▸ What this task involves
Images should be left out, and everything else in the listing reproduced exactly.
++++ Given material ++++
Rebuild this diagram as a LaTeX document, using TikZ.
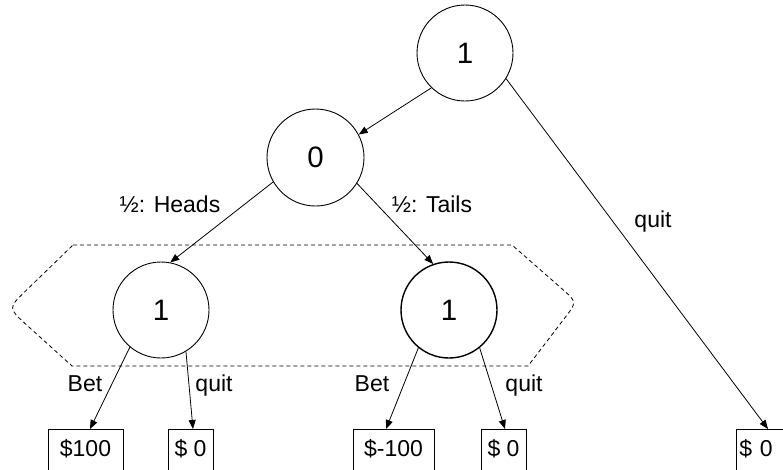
\documentclass[tikz,border=0pt]{standalone}
\usepackage{fontspec}
\setmainfont{Liberation Sans}
\usetikzlibrary{arrows.meta}
\begin{document}
\begin{tikzpicture}[x=1pt,y=-1pt,
  state/.style={circle,draw,line width=0.9pt,minimum size=96pt,inner sep=0pt,font=\fontsize{29.5}{34}\selectfont},
  payoff/.style={draw,line width=0.9pt,anchor=north,text height=16pt,text depth=6pt,inner ysep=11pt,inner xsep=0pt,font=\fontsize{23}{27}\selectfont},
  lbl/.style={anchor=base,font=\fontsize{23}{27}\selectfont,inner sep=0pt},
  arr/.style={line width=0.8pt,-{Triangle[length=9pt,width=7pt]}},
  info/.style={dash pattern=on 4pt off 3pt,line width=0.8pt}]
\useasboundingbox (0,0) rectangle (783,469);
% information set
\draw[info] (73,245) -- (512,245) -- (562,288.8) .. controls (577,302) .. (564.8,317.9)
  -- (528,366) -- (72,366) -- (26.5,324.8) .. controls (8,308) .. (26,290.6) -- cycle;
% decision nodes
\node (top) [state] at (465,53) {1};
\node (n0) [state,minimum size=97pt] at (315.5,157.5) {0};
\node (L1) [state] at (161,310) {1};
\node (R1) [state,line width=1.4pt] at (449,310) {1};
% payoffs
\node (b100) [payoff,minimum width=75pt] at (85.5,429) {\$100};
\node (b0a) [payoff,minimum width=45pt] at (190.5,429) {\$ 0};
\node (bm100) [payoff,minimum width=81pt] at (393.5,429) {\$-100};
\node (b0b) [payoff,minimum width=45pt] at (503.5,429) {\$ 0};
\node (b0c) [payoff,anchor=north west,text width=54pt,align=left,inner xsep=3pt] at (736,429) {\$ 0};
% connectors
\draw[arr] (top.226) -- (n0.28);
\draw[arr] (top.-32) -- ([xshift=32pt]b0c.north west);
\draw[arr] (n0.210) -- (L1.79);
\draw[arr] (n0.-32) -- (R1.109);
\draw[arr] (L1.230) -- ([xshift=4.5pt]b100.north);
\draw[arr] (L1.301) -- ([xshift=2.5pt]b0a.north);
\draw[arr] (R1.231) -- ([xshift=-7.5pt]bm100.north);
\draw[arr] (R1.309) -- ([xshift=1.5pt]b0b.north);
% labels
\node (lh) [lbl] at (170,212) {½: Heads};
\node (lt) [lbl] at (432,212) {½: Tails};
\node (lq) [lbl] at (653,227) {quit};
\node (lb1) [lbl] at (85,391) {Bet};
\node (lq1) [lbl] at (214,391) {quit};
\node (lb2) [lbl] at (372,391) {Bet};
\node (lq2) [lbl] at (524,391) {quit};
\end{tikzpicture}
\end{document}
++++
▸ Exercise response
Rebuild this diagram as a LaTeX document, using TikZ.
\documentclass[tikz,border=0pt]{standalone}
\usepackage{fontspec}
\setmainfont{Liberation Sans}
\usetikzlibrary{arrows.meta}
\begin{document}
\begin{tikzpicture}[x=1pt,y=-1pt,
  state/.style={circle,draw,line width=0.9pt,minimum size=96pt,inner sep=0pt,font=\fontsize{29.5}{34}\selectfont},
  payoff/.style={draw,line width=0.9pt,anchor=north,text height=16pt,text depth=6pt,inner ysep=11pt,inner xsep=0pt,font=\fontsize{23}{27}\selectfont},
  lbl/.style={anchor=base,font=\fontsize{23}{27}\selectfont,inner sep=0pt},
  arr/.style={line width=0.8pt,-{Triangle[length=9pt,width=7pt]}},
  info/.style={dash pattern=on 4pt off 3pt,line width=0.8pt}]
\useasboundingbox (0,0) rectangle (783,469);
% information set
\draw[info] (73,245) -- (512,245) -- (562,288.8) .. controls (577,302) .. (564.8,317.9)
  -- (528,366) -- (72,366) -- (26.5,324.8) .. controls (8,308) .. (26,290.6) -- cycle;
% decision nodes
\node (top) [state] at (465,53) {1};
\node (n0) [state,minimum size=97pt] at (315.5,157.5) {0};
\node (L1) [state] at (161,310) {1};
\node (R1) [state,line width=1.4pt] at (449,310) {1};
% payoffs
\node (b100) [payoff,minimum width=75pt] at (85.5,429) {\$100};
\node (b0a) [payoff,minimum width=45pt] at (190.5,429) {\$ 0};
\node (bm100) [payoff,minimum width=81pt] at (393.5,429) {\$-100};
\node (b0b) [payoff,minimum width=45pt] at (503.5,429) {\$ 0};
\node (b0c) [payoff,anchor=north west,text width=54pt,align=left,inner xsep=3pt] at (736,429) {\$ 0};
% connectors
\draw[arr] (top.226) -- (n0.28);
\draw[arr] (top.-32) -- ([xshift=32pt]b0c.north west);
\draw[arr] (n0.210) -- (L1.79);
\draw[arr] (n0.-32) -- (R1.109);
\draw[arr] (L1.230) -- ([xshift=4.5pt]b100.north);
\draw[arr] (L1.301) -- ([xshift=2.5pt]b0a.north);
\draw[arr] (R1.231) -- ([xshift=-7.5pt]bm100.north);
\draw[arr] (R1.309) -- ([xshift=1.5pt]b0b.north);
% labels
\node (lh) [lbl] at (170,212) {½: Heads};
\node (lt) [lbl] at (432,212) {½: Tails};
\node (lq) [lbl] at (653,227) {quit};
\node (lb1) [lbl] at (85,391) {Bet};
\node (lq1) [lbl] at (214,391) {quit};
\node (lb2) [lbl] at (372,391) {Bet};
\node (lq2) [lbl] at (524,391) {quit};
\end{tikzpicture}
\end{document}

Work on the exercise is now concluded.